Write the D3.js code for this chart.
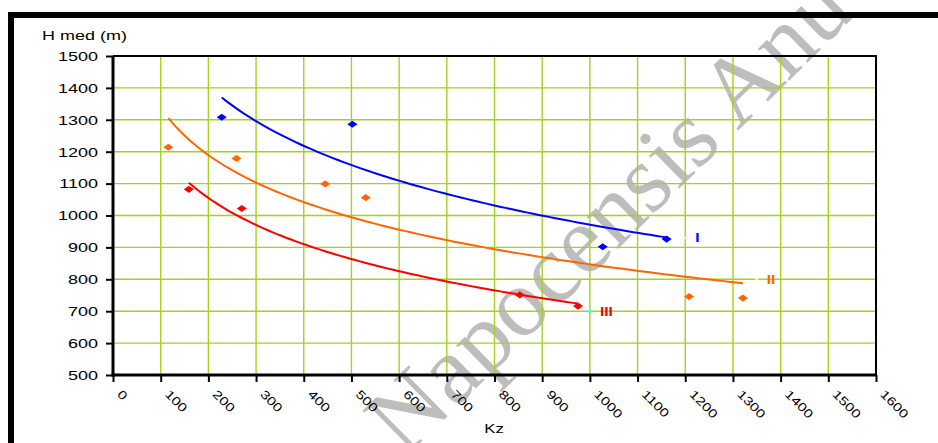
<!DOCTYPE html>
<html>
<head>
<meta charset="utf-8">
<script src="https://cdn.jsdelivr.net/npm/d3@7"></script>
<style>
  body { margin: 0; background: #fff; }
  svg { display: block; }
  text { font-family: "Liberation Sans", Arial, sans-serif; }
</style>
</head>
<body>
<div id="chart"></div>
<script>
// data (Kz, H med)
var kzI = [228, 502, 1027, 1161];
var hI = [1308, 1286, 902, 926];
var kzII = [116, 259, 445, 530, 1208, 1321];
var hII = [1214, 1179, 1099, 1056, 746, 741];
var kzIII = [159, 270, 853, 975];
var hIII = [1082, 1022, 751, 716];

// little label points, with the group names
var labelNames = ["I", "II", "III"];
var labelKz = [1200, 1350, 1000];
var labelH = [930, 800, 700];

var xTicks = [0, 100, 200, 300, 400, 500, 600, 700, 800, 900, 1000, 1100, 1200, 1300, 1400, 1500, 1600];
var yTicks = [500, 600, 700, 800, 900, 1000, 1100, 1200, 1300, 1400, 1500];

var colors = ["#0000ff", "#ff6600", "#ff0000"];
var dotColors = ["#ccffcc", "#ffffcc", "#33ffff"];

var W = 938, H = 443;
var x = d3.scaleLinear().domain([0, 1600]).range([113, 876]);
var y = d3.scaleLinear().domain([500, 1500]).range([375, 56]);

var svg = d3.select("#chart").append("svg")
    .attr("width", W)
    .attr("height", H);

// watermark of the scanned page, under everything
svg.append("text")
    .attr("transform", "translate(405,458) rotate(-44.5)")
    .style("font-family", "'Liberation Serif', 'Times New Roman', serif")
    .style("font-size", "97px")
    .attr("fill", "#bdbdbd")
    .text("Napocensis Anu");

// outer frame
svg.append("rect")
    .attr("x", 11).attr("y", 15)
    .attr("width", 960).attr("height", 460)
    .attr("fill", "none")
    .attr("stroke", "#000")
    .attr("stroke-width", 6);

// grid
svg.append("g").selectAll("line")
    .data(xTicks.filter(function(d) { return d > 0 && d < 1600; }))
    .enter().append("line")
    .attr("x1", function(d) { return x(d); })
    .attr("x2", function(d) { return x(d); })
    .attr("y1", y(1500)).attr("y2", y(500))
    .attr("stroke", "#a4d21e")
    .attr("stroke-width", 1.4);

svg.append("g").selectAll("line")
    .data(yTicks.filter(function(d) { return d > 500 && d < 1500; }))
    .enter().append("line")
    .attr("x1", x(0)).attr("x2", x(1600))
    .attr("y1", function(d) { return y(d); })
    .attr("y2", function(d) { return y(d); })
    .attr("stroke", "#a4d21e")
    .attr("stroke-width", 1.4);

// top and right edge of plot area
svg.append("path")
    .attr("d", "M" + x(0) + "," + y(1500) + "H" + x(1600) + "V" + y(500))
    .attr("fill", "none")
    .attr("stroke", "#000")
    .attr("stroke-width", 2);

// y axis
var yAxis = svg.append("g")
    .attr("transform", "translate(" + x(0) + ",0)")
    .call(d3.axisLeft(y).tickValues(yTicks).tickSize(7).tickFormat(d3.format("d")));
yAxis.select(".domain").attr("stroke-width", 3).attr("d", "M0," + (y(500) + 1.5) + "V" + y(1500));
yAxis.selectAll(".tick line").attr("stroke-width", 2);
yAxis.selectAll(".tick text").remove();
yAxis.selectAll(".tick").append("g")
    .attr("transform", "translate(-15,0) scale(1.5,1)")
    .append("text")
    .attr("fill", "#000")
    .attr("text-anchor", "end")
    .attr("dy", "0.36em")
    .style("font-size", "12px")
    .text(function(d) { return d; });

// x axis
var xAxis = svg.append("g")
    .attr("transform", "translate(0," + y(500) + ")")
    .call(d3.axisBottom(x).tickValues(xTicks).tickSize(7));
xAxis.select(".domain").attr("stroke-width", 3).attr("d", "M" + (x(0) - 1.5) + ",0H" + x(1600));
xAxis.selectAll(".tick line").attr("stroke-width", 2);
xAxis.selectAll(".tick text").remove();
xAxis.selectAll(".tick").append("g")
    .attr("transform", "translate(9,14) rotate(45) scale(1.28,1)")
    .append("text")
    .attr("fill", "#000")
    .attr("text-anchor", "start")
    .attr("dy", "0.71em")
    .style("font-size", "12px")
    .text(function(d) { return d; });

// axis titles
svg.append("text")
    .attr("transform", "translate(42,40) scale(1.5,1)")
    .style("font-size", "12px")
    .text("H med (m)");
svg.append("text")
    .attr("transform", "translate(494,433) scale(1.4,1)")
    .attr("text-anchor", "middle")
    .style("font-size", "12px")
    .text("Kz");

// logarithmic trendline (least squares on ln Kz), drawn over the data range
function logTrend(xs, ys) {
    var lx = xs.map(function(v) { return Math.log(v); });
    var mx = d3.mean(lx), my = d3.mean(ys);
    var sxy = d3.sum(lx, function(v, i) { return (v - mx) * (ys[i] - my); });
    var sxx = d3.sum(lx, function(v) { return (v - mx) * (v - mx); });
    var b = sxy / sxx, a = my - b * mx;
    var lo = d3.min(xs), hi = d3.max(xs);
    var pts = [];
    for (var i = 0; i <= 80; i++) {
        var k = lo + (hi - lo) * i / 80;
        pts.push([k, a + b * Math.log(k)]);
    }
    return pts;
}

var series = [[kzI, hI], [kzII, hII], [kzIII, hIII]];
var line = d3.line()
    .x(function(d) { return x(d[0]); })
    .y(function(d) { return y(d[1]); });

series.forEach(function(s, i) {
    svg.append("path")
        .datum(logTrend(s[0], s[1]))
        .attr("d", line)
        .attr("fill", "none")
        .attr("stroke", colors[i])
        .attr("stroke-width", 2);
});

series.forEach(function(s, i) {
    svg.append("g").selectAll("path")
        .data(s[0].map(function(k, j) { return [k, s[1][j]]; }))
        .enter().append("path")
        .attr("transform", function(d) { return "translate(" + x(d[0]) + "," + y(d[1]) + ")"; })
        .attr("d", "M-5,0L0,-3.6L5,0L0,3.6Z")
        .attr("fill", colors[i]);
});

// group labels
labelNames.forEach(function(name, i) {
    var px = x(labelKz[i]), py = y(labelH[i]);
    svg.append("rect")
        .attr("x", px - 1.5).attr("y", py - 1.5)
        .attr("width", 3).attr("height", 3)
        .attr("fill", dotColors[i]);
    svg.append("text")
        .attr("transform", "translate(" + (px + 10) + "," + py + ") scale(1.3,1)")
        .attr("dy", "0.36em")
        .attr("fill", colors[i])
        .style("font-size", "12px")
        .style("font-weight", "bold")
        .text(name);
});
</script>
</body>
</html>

•••••

(WORK TO DO) Wherever "chart" shows up in a line, copy that line.

(TASK OUTPUT)
Write the D3.js code for this chart.
<div id="chart"></div>
var svg = d3.select("#chart").append("svg")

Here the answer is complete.